═════ Task inputs ═════

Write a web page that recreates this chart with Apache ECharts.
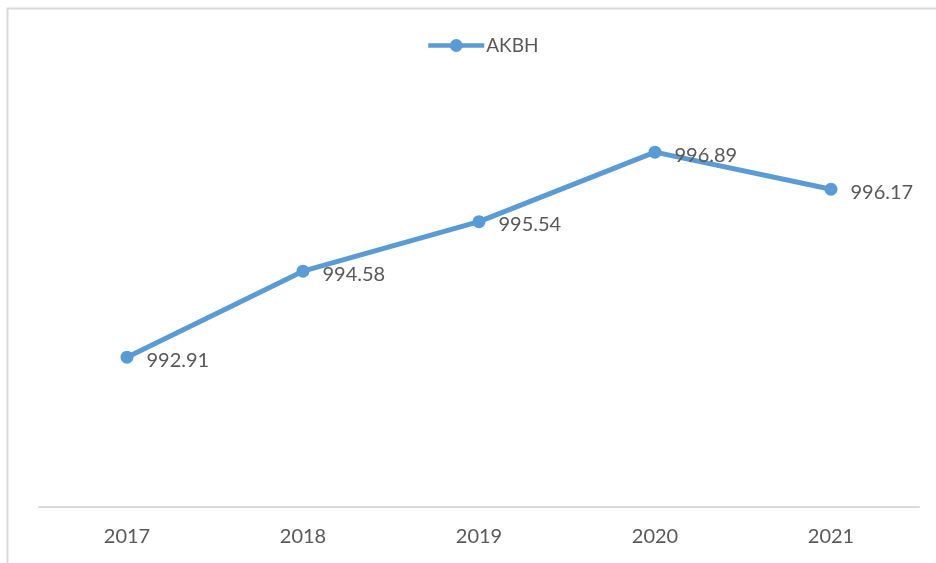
<!DOCTYPE html>
<html>
<head>
<meta charset="utf-8">
<script src="https://cdn.jsdelivr.net/npm/echarts@6/dist/echarts.min.js"></script>
<style>
  html, body { margin: 0; padding: 0; background: #fff; }
  #chart { width: 936px; height: 563px; }
</style>
</head>
<body>
<div id="chart"></div>
<script>
// data
const years = ['2017', '2018', '2019', '2020', '2021'];
const akbh = [992.91, 994.58, 995.54, 996.89, 996.17];
const seriesName = 'AKBH';

const textColor = '#595959';
const lineColor = '#5B9BD5';
const font = 'Lato, "Open Sans", sans-serif';

const chart = echarts.init(document.getElementById('chart'));

const option = {
  backgroundColor: '#fff',
  animation: false,
  graphic: [
    {
      type: 'rect',
      left: 5,
      top: 6,
      shape: { width: 940, height: 600 },
      style: { fill: 'none', stroke: '#d9d9d9', lineWidth: 2 },
      z: -1,
    },
  ],
  legend: {
    top: 36,
    left: 426,
    padding: 0,
    itemWidth: 56,
    itemHeight: 16,
    itemGap: 3,
    lineStyle: { width: 4.5 },
    textStyle: { color: textColor, fontSize: 19, fontFamily: font, padding: [0, 0, 0, -3] },
    data: [seriesName],
  },
  grid: {
    left: 39,
    right: 17,
    top: 95,
    bottom: 56,
  },
  xAxis: {
    type: 'category',
    data: years,
    boundaryGap: true,
    axisLine: { lineStyle: { color: '#d9d9d9', width: 2 } },
    axisTick: { show: false },
    axisLabel: {
      color: textColor,
      fontSize: 20,
      fontFamily: font,
      margin: 20,
    },
  },
  yAxis: {
    type: 'value',
    min: 990,
    max: 998,
    interval: 2,
    show: false,
    splitLine: { show: false },
  },
  series: [
    {
      name: seriesName,
      type: 'line',
      data: akbh,
      symbol: 'circle',
      symbolSize: 13,
      lineStyle: { color: lineColor, width: 5 },
      itemStyle: { color: lineColor },
      label: {
        show: true,
        position: 'right',
        distance: 13,
        offset: [0, 3],
        color: textColor,
        fontSize: 20,
        fontFamily: font,
        formatter: (p) => p.value.toFixed(2),
      },
    },
  ],
};

chart.setOption(option);
</script>
</body>
</html>
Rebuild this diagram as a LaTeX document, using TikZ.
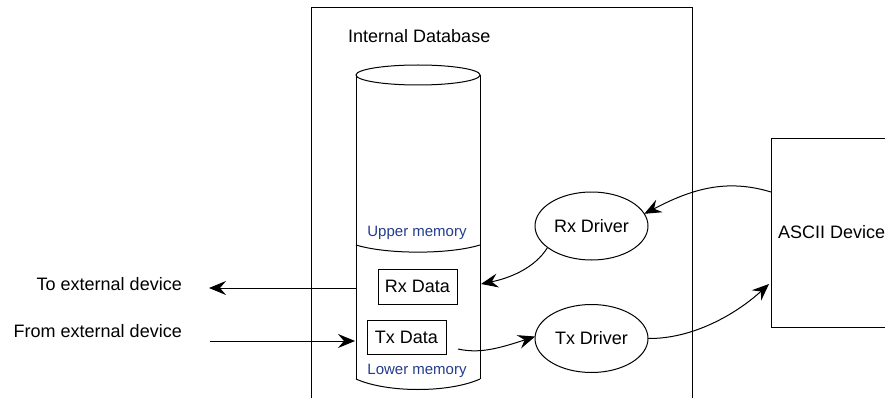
\documentclass[tikz,border=0pt]{standalone}
\usepackage{fontspec}
\setmainfont{Liberation Sans}
\usetikzlibrary{arrows.meta,shapes.geometric}
\definecolor{memblue}{RGB}{35,60,140}
\tikzset{
  ln/.style={line width=1pt, draw=black},
  arr/.style={line width=1pt, draw=black, arrows={-Stealth[length=17pt, width=14pt, inset=6pt]}},
  lbl/.style={inner sep=0pt, font=\fontsize{18}{20}\selectfont},
  memlbl/.style={inner sep=0pt, text=memblue, font=\fontsize{15}{17}\selectfont},
  databox/.style={ln, draw, rectangle, inner sep=0pt, font=\fontsize{18}{20}\selectfont},
  drv/.style={ln, draw, ellipse, inner sep=0pt, outer sep=0pt, minimum width=113pt, minimum height=68pt, font=\fontsize{18}{20}\selectfont},
}
\begin{document}
\begin{tikzpicture}[x=1pt, y=-1pt]
\useasboundingbox (0,0) rectangle (885,398);
\clip (0,0) rectangle (885,398);
% outer database box (open at bottom)
\draw[ln] (311,405) -- (311,8) -- (692,8) -- (692,405);
\node[lbl, anchor=base west] (title) at (348,43) {Internal Database};
% cylinder
\draw[ln] (418,75) ellipse [x radius=62, y radius=10];
\draw[ln] (356,75) -- (356,379);
\draw[ln] (480,75) -- (480,379);
\draw[ln] (356,245) .. controls (387,254.5) and (449,254.5) .. (480,245);
\draw[ln] (356,379) .. controls (387,393) and (449,393) .. (480,379);
\node[memlbl, anchor=base] (upper) at (417,236.5) {Upper memory};
\node[memlbl, anchor=base] (lower) at (417,374) {Lower memory};
% data boxes
\node[databox, minimum width=79pt, minimum height=35pt] (rxdata) at (417.5,286.5) {Rx Data};
\node[databox, minimum width=79pt, minimum height=34pt] (txdata) at (406.5,337) {Tx Data};
% drivers
\node[drv] (rxdrv) at (591.5,226) {Rx Driver};
\node[drv] (txdrv) at (591.5,338.5) {Tx Driver};
% ASCII device
\node[ln, draw, rectangle, inner sep=0pt, outer sep=0pt, minimum width=140pt, minimum height=188pt, anchor=north west] (ascii) at (771,139) {};
\node[lbl, anchor=base west] (asciitxt) at (778,238) {ASCII Device};
% external labels
\node[lbl, anchor=base east] (toext) at (182,290.5) {To external device};
\node[lbl, anchor=base east] (fromext) at (182,337.5) {From external device};
% coordinates
\coordinate (cylLto) at (356,288);
\coordinate (cylLfrom) at (355,341);
\coordinate (extTo) at (209,288);
\coordinate (extFrom) at (210,341);
\coordinate (cylR) at (481,284);
\coordinate (txout) at (458,349);
\coordinate (asciiRx) at (771,192);
\coordinate (asciiTx) at (769,284);
% connectors
\draw[arr] (cylLto) -- (extTo);
\draw[arr] (extFrom) -- (cylLfrom);
\draw[arr] (asciiRx) .. controls (725,178) and (690,190) .. (rxdrv.13);
\draw[arr] (rxdrv.206) .. controls (535,268) and (510,278) .. (cylR);
\draw[arr] (txout) .. controls (480,354) and (500,348) .. (txdrv.178);
\draw[arr] (txdrv.east) .. controls (692,339) and (735,315) .. (asciiTx);
\end{tikzpicture}
\end{document}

═════

The task: Without the pictures, write out all of the material exactly.

Answer in full:
Write a web page that recreates this chart with Apache ECharts.
<!DOCTYPE html>
<html>
<head>
<meta charset="utf-8">
<script src="https://cdn.jsdelivr.net/npm/echarts@6/dist/echarts.min.js"></script>
<style>
  html, body { margin: 0; padding: 0; background: #fff; }
  #chart { width: 936px; height: 563px; }
</style>
</head>
<body>
<div id="chart"></div>
<script>
// data
const years = ['2017', '2018', '2019', '2020', '2021'];
const akbh = [992.91, 994.58, 995.54, 996.89, 996.17];
const seriesName = 'AKBH';

const textColor = '#595959';
const lineColor = '#5B9BD5';
const font = 'Lato, "Open Sans", sans-serif';

const chart = echarts.init(document.getElementById('chart'));

const option = {
  backgroundColor: '#fff',
  animation: false,
  graphic: [
    {
      type: 'rect',
      left: 5,
      top: 6,
      shape: { width: 940, height: 600 },
      style: { fill: 'none', stroke: '#d9d9d9', lineWidth: 2 },
      z: -1,
    },
  ],
  legend: {
    top: 36,
    left: 426,
    padding: 0,
    itemWidth: 56,
    itemHeight: 16,
    itemGap: 3,
    lineStyle: { width: 4.5 },
    textStyle: { color: textColor, fontSize: 19, fontFamily: font, padding: [0, 0, 0, -3] },
    data: [seriesName],
  },
  grid: {
    left: 39,
    right: 17,
    top: 95,
    bottom: 56,
  },
  xAxis: {
    type: 'category',
    data: years,
    boundaryGap: true,
    axisLine: { lineStyle: { color: '#d9d9d9', width: 2 } },
    axisTick: { show: false },
    axisLabel: {
      color: textColor,
      fontSize: 20,
      fontFamily: font,
      margin: 20,
    },
  },
  yAxis: {
    type: 'value',
    min: 990,
    max: 998,
    interval: 2,
    show: false,
    splitLine: { show: false },
  },
  series: [
    {
      name: seriesName,
      type: 'line',
      data: akbh,
      symbol: 'circle',
      symbolSize: 13,
      lineStyle: { color: lineColor, width: 5 },
      itemStyle: { color: lineColor },
      label: {
        show: true,
        position: 'right',
        distance: 13,
        offset: [0, 3],
        color: textColor,
        fontSize: 20,
        fontFamily: font,
        formatter: (p) => p.value.toFixed(2),
      },
    },
  ],
};

chart.setOption(option);
</script>
</body>
</html>
Rebuild this diagram as a LaTeX document, using TikZ.
\documentclass[tikz,border=0pt]{standalone}
\usepackage{fontspec}
\setmainfont{Liberation Sans}
\usetikzlibrary{arrows.meta,shapes.geometric}
\definecolor{memblue}{RGB}{35,60,140}
\tikzset{
  ln/.style={line width=1pt, draw=black},
  arr/.style={line width=1pt, draw=black, arrows={-Stealth[length=17pt, width=14pt, inset=6pt]}},
  lbl/.style={inner sep=0pt, font=\fontsize{18}{20}\selectfont},
  memlbl/.style={inner sep=0pt, text=memblue, font=\fontsize{15}{17}\selectfont},
  databox/.style={ln, draw, rectangle, inner sep=0pt, font=\fontsize{18}{20}\selectfont},
  drv/.style={ln, draw, ellipse, inner sep=0pt, outer sep=0pt, minimum width=113pt, minimum height=68pt, font=\fontsize{18}{20}\selectfont},
}
\begin{document}
\begin{tikzpicture}[x=1pt, y=-1pt]
\useasboundingbox (0,0) rectangle (885,398);
\clip (0,0) rectangle (885,398);
% outer database box (open at bottom)
\draw[ln] (311,405) -- (311,8) -- (692,8) -- (692,405);
\node[lbl, anchor=base west] (title) at (348,43) {Internal Database};
% cylinder
\draw[ln] (418,75) ellipse [x radius=62, y radius=10];
\draw[ln] (356,75) -- (356,379);
\draw[ln] (480,75) -- (480,379);
\draw[ln] (356,245) .. controls (387,254.5) and (449,254.5) .. (480,245);
\draw[ln] (356,379) .. controls (387,393) and (449,393) .. (480,379);
\node[memlbl, anchor=base] (upper) at (417,236.5) {Upper memory};
\node[memlbl, anchor=base] (lower) at (417,374) {Lower memory};
% data boxes
\node[databox, minimum width=79pt, minimum height=35pt] (rxdata) at (417.5,286.5) {Rx Data};
\node[databox, minimum width=79pt, minimum height=34pt] (txdata) at (406.5,337) {Tx Data};
% drivers
\node[drv] (rxdrv) at (591.5,226) {Rx Driver};
\node[drv] (txdrv) at (591.5,338.5) {Tx Driver};
% ASCII device
\node[ln, draw, rectangle, inner sep=0pt, outer sep=0pt, minimum width=140pt, minimum height=188pt, anchor=north west] (ascii) at (771,139) {};
\node[lbl, anchor=base west] (asciitxt) at (778,238) {ASCII Device};
% external labels
\node[lbl, anchor=base east] (toext) at (182,290.5) {To external device};
\node[lbl, anchor=base east] (fromext) at (182,337.5) {From external device};
% coordinates
\coordinate (cylLto) at (356,288);
\coordinate (cylLfrom) at (355,341);
\coordinate (extTo) at (209,288);
\coordinate (extFrom) at (210,341);
\coordinate (cylR) at (481,284);
\coordinate (txout) at (458,349);
\coordinate (asciiRx) at (771,192);
\coordinate (asciiTx) at (769,284);
% connectors
\draw[arr] (cylLto) -- (extTo);
\draw[arr] (extFrom) -- (cylLfrom);
\draw[arr] (asciiRx) .. controls (725,178) and (690,190) .. (rxdrv.13);
\draw[arr] (rxdrv.206) .. controls (535,268) and (510,278) .. (cylR);
\draw[arr] (txout) .. controls (480,354) and (500,348) .. (txdrv.178);
\draw[arr] (txdrv.east) .. controls (692,339) and (735,315) .. (asciiTx);
\end{tikzpicture}
\end{document}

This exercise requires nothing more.